### What to work on
Keep only the lines of the data below that contain "this", and copy them.

### Supplied material
>> Begin

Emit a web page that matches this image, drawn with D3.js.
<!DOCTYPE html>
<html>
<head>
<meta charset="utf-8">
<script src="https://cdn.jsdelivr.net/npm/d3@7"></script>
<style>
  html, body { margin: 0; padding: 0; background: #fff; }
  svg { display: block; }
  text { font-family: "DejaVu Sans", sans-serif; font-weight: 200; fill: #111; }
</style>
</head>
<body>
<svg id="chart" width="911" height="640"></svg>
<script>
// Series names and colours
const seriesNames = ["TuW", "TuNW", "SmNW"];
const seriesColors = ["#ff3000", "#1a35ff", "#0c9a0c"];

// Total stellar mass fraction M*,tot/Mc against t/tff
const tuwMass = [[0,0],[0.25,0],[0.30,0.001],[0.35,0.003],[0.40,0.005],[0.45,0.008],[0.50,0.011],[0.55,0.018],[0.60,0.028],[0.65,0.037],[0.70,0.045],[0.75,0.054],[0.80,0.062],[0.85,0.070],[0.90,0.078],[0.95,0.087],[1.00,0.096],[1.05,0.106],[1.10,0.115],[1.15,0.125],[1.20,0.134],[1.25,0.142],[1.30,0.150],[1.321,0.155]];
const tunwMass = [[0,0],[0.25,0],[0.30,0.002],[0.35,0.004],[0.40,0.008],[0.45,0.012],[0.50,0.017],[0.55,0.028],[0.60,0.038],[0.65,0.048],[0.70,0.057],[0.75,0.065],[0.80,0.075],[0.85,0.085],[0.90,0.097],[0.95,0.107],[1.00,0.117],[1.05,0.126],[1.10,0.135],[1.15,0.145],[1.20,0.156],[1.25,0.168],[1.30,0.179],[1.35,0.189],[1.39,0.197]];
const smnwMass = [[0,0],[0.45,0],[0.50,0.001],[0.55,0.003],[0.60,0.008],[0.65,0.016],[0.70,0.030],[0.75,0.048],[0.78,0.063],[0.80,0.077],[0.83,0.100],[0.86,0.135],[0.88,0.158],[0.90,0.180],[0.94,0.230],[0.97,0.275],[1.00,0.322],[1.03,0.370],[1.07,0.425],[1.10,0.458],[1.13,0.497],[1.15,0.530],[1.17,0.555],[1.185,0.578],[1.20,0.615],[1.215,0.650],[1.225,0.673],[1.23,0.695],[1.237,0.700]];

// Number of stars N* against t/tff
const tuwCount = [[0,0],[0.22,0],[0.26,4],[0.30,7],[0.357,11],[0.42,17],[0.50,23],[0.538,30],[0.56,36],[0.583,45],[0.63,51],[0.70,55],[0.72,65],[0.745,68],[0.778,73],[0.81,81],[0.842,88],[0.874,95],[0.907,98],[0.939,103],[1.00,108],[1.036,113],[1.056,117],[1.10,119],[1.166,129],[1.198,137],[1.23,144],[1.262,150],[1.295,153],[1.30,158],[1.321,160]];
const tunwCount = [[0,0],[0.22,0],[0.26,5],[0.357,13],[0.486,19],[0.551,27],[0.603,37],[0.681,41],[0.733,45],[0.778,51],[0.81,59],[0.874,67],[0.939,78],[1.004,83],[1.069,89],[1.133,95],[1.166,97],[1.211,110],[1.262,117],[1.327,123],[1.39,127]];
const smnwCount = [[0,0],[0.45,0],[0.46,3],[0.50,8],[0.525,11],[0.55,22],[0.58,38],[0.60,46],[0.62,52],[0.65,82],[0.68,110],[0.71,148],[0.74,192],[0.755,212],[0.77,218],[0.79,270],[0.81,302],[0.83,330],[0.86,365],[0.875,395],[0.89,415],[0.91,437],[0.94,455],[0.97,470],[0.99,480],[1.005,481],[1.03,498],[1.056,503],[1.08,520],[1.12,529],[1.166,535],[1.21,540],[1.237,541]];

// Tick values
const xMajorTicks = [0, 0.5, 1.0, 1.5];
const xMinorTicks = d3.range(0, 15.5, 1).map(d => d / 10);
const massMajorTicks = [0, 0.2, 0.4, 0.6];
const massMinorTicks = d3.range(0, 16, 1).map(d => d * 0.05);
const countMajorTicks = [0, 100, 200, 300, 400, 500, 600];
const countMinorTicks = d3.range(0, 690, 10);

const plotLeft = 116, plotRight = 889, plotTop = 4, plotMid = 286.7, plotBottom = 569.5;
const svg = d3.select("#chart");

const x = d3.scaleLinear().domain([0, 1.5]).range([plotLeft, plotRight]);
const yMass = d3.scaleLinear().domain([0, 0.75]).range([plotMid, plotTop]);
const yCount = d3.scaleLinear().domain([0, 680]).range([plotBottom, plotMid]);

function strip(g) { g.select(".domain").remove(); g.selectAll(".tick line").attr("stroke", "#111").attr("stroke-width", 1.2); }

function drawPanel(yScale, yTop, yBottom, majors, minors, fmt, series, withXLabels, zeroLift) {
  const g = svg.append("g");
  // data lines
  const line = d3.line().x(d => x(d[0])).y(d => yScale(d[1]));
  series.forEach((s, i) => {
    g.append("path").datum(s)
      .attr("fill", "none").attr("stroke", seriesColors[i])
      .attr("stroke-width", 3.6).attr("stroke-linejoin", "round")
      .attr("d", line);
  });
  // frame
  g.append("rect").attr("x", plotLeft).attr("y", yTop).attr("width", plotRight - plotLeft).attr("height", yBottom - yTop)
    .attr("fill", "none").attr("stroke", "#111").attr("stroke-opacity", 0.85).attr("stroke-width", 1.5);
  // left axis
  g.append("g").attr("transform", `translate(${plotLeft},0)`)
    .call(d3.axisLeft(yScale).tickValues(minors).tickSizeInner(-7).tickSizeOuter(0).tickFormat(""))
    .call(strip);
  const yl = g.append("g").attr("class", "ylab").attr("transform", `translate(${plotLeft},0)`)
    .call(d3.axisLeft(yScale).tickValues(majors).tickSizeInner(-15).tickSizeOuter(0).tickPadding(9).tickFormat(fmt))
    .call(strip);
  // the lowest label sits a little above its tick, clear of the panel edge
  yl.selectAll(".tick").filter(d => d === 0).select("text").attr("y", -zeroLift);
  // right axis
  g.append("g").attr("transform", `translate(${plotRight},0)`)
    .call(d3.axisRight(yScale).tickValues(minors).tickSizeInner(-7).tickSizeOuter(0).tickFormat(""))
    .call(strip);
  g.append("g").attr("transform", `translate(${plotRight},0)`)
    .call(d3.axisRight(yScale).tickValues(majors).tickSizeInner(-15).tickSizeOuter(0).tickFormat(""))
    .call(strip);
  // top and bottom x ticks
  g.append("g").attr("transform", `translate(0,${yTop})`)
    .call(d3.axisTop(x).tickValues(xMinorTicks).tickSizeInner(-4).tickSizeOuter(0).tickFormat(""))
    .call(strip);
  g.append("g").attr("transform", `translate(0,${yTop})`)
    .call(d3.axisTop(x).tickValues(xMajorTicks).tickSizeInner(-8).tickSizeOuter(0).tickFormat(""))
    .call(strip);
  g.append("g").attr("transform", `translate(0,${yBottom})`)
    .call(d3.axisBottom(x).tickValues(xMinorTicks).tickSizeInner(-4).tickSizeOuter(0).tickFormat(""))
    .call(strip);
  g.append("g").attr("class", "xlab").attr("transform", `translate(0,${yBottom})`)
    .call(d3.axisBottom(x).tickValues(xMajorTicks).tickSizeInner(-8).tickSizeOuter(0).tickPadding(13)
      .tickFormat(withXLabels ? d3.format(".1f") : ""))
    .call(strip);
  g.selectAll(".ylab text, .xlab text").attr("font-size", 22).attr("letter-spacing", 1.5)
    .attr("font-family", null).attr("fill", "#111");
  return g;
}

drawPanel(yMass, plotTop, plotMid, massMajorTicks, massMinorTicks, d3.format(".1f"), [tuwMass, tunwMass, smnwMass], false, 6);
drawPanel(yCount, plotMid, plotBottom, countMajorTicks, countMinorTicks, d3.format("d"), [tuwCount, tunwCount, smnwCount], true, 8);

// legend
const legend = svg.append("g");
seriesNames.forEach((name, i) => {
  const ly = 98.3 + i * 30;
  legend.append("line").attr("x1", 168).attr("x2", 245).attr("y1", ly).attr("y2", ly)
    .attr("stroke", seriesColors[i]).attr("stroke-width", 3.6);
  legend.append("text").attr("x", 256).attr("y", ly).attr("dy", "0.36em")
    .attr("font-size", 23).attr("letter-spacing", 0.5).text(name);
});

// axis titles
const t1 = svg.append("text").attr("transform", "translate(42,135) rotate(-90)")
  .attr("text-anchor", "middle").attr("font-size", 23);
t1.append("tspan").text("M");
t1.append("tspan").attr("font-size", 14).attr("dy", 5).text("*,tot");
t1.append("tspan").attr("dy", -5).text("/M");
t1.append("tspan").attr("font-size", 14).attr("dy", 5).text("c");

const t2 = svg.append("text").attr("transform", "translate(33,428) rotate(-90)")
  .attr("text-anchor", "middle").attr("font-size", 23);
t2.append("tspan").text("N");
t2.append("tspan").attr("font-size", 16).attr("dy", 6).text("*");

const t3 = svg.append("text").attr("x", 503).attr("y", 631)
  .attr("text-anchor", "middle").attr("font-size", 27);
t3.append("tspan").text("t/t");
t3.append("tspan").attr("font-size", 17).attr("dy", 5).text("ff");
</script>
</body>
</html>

>> End
>> Begin

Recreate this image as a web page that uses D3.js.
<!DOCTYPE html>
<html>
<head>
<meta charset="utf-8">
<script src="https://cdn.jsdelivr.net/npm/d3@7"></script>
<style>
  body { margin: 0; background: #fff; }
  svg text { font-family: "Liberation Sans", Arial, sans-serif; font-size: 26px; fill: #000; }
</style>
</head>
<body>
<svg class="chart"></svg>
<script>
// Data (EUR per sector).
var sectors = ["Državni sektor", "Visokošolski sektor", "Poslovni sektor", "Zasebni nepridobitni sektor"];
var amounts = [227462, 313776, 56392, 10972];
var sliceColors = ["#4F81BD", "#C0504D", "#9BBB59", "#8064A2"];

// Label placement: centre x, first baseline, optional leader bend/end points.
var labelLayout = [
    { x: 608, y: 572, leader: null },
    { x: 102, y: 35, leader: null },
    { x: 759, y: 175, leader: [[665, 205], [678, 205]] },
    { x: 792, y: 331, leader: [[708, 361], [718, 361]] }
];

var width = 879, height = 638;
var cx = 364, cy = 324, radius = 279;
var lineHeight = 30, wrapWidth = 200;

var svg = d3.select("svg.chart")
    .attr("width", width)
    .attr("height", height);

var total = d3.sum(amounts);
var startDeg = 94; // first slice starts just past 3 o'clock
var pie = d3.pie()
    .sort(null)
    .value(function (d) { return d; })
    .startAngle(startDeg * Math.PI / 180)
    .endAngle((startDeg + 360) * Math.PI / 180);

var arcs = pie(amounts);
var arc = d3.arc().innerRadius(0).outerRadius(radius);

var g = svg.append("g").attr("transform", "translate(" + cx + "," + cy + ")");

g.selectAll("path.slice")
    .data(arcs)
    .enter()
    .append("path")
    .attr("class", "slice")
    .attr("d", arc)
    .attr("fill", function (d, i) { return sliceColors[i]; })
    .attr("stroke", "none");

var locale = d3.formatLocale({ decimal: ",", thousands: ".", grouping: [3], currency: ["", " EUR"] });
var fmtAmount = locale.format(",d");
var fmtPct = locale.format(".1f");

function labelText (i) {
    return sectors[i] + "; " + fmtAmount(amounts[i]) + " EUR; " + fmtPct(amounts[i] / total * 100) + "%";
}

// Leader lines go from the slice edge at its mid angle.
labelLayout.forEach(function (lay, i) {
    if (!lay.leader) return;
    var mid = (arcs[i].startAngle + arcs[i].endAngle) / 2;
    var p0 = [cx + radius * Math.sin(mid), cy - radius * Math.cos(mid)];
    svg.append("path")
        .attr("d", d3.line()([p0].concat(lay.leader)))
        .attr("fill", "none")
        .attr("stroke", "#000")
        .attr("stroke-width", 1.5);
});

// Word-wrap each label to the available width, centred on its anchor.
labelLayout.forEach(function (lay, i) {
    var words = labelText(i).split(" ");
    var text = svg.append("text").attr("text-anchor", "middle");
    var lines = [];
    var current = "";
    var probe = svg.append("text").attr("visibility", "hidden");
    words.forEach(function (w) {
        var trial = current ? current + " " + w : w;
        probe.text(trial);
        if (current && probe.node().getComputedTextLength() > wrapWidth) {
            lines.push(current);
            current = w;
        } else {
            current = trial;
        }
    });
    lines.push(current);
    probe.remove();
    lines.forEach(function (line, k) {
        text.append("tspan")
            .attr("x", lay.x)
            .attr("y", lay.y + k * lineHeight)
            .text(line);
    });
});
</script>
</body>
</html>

>> End
>> Begin

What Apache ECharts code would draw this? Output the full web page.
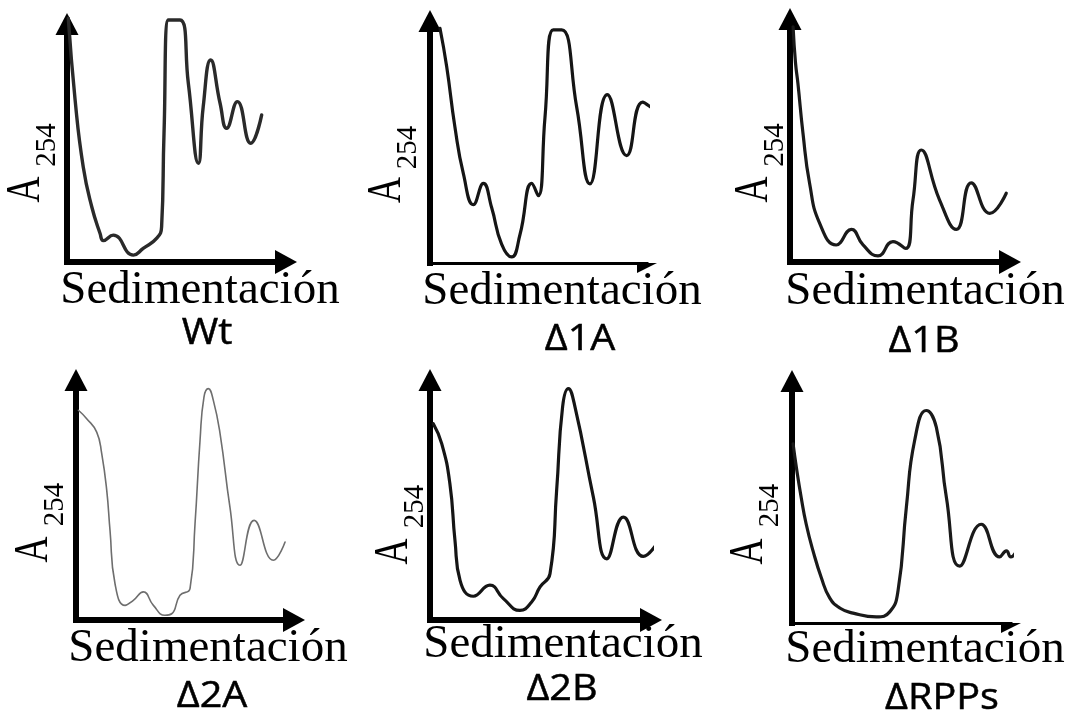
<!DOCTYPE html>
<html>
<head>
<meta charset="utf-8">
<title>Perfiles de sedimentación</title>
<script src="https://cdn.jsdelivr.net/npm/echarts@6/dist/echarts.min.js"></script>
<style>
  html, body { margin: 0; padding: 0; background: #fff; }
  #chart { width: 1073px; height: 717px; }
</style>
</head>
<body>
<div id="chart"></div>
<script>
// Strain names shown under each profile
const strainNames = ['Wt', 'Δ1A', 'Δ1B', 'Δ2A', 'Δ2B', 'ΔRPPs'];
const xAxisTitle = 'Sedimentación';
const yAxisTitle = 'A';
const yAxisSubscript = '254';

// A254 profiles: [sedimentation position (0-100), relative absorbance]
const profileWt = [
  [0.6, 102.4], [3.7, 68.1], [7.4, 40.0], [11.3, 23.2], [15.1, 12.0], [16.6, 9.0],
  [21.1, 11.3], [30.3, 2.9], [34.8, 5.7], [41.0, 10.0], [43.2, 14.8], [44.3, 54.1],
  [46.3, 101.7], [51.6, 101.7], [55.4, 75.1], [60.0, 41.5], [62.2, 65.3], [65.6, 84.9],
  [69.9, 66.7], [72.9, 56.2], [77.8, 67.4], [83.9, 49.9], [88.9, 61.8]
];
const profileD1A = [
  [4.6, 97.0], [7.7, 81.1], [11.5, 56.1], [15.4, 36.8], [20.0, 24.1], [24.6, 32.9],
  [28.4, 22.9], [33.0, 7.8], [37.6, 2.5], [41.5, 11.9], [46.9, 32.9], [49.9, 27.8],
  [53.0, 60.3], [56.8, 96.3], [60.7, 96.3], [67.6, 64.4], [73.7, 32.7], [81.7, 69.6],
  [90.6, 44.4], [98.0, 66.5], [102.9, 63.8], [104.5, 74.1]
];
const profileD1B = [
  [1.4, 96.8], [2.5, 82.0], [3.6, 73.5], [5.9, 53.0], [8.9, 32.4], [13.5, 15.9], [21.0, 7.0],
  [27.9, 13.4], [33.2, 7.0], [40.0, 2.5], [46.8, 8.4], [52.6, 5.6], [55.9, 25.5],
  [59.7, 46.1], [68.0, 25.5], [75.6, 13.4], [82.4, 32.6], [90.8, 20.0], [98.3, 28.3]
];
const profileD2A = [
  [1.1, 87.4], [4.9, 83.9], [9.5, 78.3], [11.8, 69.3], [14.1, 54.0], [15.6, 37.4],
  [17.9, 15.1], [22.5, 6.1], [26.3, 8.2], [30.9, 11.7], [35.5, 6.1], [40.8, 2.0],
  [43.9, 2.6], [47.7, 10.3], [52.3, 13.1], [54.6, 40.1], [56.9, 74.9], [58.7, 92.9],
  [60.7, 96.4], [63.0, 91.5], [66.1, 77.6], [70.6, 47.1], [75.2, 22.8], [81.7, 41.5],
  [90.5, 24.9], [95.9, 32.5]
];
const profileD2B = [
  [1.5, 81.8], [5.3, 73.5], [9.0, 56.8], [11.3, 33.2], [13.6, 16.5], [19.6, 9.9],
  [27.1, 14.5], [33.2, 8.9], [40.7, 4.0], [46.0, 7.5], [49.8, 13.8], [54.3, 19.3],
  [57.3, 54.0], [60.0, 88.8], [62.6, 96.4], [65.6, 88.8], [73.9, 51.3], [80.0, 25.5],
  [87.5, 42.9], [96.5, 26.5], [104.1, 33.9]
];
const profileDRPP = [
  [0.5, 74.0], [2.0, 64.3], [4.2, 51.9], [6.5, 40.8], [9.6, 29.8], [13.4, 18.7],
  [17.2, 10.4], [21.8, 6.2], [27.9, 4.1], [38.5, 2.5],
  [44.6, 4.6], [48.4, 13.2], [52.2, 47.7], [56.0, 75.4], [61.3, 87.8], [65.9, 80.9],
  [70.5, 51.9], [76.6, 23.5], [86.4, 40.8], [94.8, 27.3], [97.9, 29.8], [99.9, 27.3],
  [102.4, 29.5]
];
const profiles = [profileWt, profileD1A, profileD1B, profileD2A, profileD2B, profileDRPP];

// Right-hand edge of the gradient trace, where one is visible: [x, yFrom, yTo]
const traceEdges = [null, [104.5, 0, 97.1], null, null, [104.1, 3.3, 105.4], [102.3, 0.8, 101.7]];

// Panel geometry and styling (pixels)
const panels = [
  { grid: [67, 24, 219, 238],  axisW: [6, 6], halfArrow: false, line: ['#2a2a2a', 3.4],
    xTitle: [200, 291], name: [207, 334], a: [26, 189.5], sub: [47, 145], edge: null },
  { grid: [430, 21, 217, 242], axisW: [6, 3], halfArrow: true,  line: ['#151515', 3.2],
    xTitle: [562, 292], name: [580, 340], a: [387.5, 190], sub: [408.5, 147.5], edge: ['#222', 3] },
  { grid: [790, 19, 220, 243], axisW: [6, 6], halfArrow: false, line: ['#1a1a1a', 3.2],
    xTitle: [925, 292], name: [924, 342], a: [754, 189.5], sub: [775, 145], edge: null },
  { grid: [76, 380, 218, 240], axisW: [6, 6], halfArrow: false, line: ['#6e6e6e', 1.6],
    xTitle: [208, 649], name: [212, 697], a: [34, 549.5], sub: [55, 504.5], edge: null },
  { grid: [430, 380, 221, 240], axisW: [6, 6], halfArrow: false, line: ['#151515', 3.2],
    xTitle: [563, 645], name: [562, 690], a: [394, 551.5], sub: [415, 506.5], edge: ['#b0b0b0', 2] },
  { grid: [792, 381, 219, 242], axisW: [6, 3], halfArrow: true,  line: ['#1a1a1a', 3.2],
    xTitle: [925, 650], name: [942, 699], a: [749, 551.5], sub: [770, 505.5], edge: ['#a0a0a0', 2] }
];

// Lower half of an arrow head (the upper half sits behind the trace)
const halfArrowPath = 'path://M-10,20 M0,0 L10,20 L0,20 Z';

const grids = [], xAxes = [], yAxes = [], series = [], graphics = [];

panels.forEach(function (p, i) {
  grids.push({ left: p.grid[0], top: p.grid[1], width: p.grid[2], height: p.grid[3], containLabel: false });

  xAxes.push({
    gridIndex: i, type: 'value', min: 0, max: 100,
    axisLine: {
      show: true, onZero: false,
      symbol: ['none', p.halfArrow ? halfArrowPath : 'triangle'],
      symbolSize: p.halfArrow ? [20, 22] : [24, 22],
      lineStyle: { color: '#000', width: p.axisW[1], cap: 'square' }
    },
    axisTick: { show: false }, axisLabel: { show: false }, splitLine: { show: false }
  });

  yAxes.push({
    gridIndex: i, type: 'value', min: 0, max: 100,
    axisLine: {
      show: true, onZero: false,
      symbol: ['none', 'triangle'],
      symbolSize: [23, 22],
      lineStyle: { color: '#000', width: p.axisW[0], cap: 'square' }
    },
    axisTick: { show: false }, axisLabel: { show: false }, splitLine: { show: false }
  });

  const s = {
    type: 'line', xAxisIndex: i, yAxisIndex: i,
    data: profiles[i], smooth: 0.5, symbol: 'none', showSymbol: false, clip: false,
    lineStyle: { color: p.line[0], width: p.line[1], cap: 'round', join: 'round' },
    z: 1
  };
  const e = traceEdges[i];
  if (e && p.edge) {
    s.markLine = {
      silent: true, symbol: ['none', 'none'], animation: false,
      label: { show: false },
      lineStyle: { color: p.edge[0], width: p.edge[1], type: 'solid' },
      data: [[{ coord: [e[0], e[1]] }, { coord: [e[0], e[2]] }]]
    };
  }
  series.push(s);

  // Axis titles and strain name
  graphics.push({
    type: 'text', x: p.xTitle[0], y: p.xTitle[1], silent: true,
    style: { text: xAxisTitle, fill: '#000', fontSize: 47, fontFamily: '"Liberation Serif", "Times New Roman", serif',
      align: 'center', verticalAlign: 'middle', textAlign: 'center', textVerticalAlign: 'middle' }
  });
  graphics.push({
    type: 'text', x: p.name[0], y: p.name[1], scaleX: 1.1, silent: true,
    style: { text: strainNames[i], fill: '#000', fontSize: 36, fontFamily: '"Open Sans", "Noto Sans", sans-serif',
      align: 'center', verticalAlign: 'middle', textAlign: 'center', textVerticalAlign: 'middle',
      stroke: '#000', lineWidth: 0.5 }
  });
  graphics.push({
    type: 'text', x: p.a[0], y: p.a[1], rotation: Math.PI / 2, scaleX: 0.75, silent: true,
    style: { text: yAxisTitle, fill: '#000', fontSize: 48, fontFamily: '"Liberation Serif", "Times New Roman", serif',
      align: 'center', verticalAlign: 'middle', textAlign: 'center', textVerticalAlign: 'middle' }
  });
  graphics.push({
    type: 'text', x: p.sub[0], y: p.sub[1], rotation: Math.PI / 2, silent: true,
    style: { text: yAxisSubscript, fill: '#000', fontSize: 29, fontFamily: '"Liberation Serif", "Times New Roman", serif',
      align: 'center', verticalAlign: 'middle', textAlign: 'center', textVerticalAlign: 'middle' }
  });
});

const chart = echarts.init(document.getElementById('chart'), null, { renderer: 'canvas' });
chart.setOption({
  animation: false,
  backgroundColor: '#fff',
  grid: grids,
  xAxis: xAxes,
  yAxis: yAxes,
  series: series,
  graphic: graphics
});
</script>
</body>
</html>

>> End

### Finished answer
Emit a web page that matches this image, drawn with D3.js.
Recreate this image as a web page that uses D3.js.
What Apache ECharts code would draw this? Output the full web page.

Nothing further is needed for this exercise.